To be clearer and clearer each day about who I am and what I want with my life. I finger clothes on the racks, some made in Italy and most in China, realizing why I have such a hard time shopping now: it's like making a commitment to something. The same reason I have a hard time even imagining anyone non-platonic in my life right now: I've made the one crucial life commitment and feel too committed to make any more. I think of how I'd like to do a performance with tons of paper strung up between trees and do paper cuts.
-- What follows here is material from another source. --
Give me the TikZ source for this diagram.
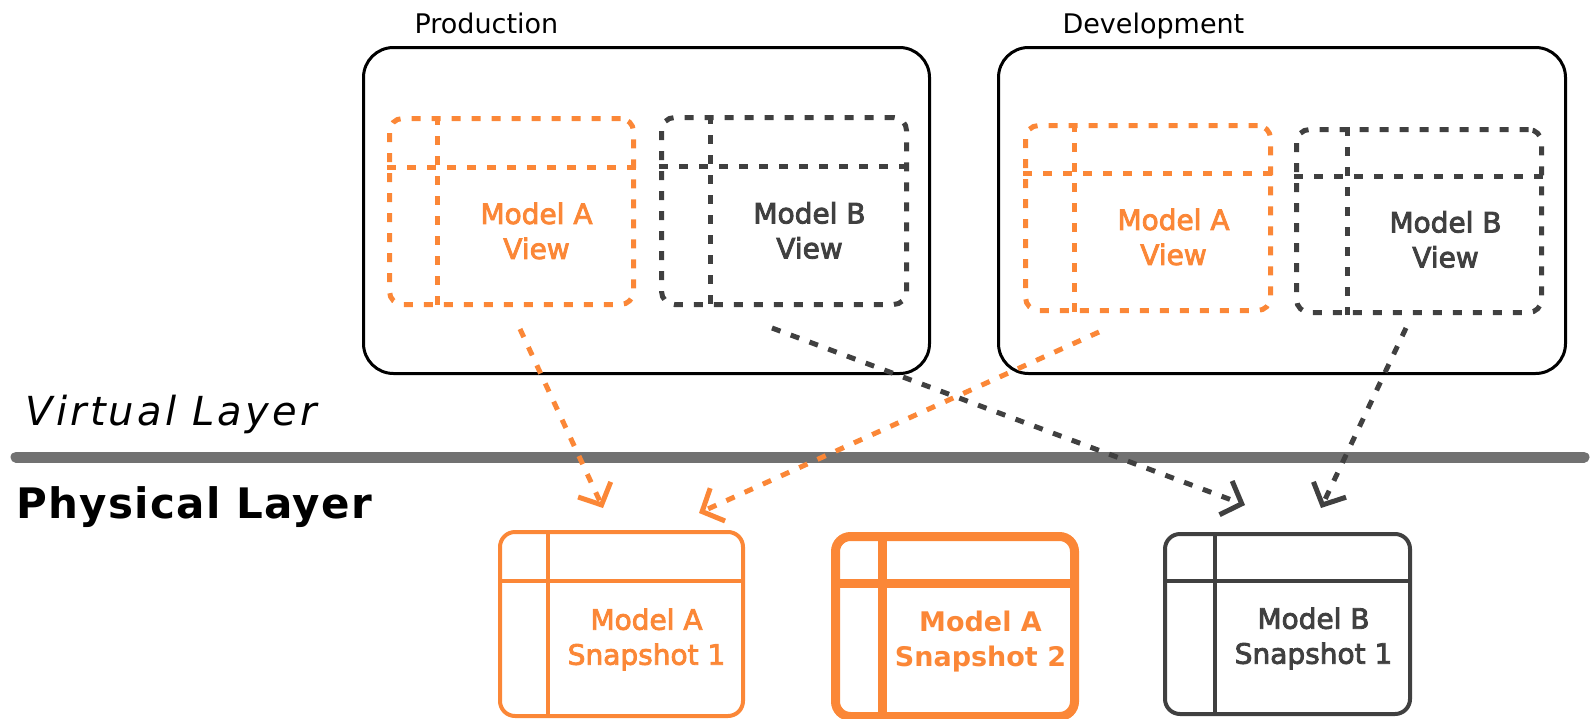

After spending two days on this yearly ritual, I've decided that this will be my last year of doing my manic holiday/new year's cards. I can't sustain it anymore, this creating and mailing of all this art. This root canal is such a blessing; I'm finally letting go of what is not serving me anymore (even though some of these things served me very well in the past). I am thinking of going to Venezuela in April. I am looking for a good editor. I am looking for a good photographer. I am loving Cat's Eye (thanks, Tam. What perfect timing for the perfect recommended reading). I miss the wind of Chicago and Nebraska, so unexpectedly, just as I missed the river water of New York. Moving air, moving water; I guess it all makes sense that I feel connected to both of those things right now.